I work at a donut shop in lower Manhattan. between shifts I earn extra income as a server. a few times a month I’m also a nighttime dishwasher.
I pick up some part-time work at Macy’s Herald Square at Christmastime, and I have stood on 6th and Broadway with an ad board over my neck, handing out leaflets for a photography restoration business.
it’s okay, you can say it: that’s a lot of crappy jobs.
(in case you’re wondering: people with SUDs miss a lot more work days than other people. and a lot of employers have some strong doubts about a reformed addict’s ability to be a productive part of the workforce, so they won’t hire one.)
clearly, not part of some plan I’ve created for an abundant life. seriously, my master plan has more X’s than a drunk pirate’s treasure map.
but maybe having a map, a plan, or, you know, a purpose in life, isn’t about any one thing. it can’t be about the job you do. how can it be? that’s just one dot on the map. you get there, stay a while, and move on.
I don’t believe having a purpose means being certain about anything, either. the opposite. attaching your life and the steps you take to expectation only leads you to places you’ve already gone before. that’s not purpose. that’s predictable.
could purpose really be about the things we’ll get around to doing someday? hmm. I mean, if you’re going to circle Someday on the calendar and really know where you will be or what you’ll be doing then, you know, Someday, then that would be something. but not purpose.

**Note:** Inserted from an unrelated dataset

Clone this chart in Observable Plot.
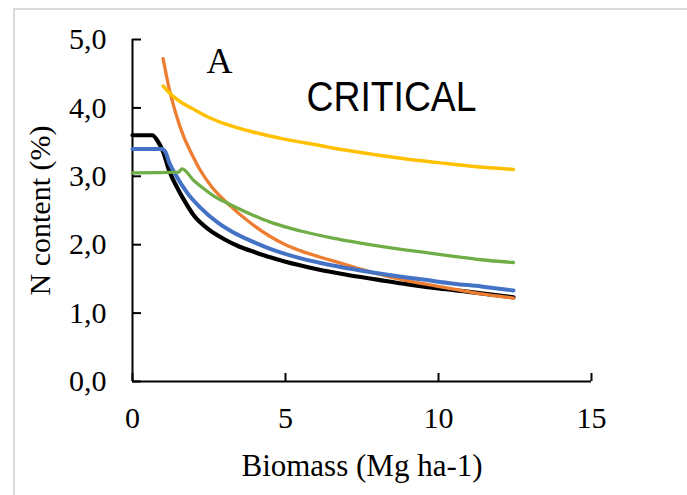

for me the answer lies in choosing to live life purposefully: each day treating the interconnected and fragmented parts of my life – the crappy jobs I do, the songs I make, attending group, walking to the corner bodega, riding mass transit with strangers – like they all matter, and sprinkling each thing with meaning.
there’s a lady who works at the bodega where I go shopping with my mom. everyone in the neighborhood knows her and she greets everyone who comes in warmly like she knows them. you feel she does, like really does. I kind of get the feeling from her that she’s like that all the time and it doesn’t matter whether it’s work, or in the subway train, or at church, or walking her dog. it’s just who she is and chooses to be. she’s got this little life, like I do, and she fills it big with moments she has given simple yet great meaning.
when my shifts are over and I finally make it home, I take a seat on the floor of my room, press record on the iphone, and attempt to shape what I’ve picked up throughout the day about others, my neighborhood, and my place in it, into something I hope will hit someone different, and might help them even just a little. the songs might even outlive me, but I don’t think about that. I think about everyone I bumped into today and everything I did, and hope tomorrow, too, will be a day that I fill with wonder and give meaning.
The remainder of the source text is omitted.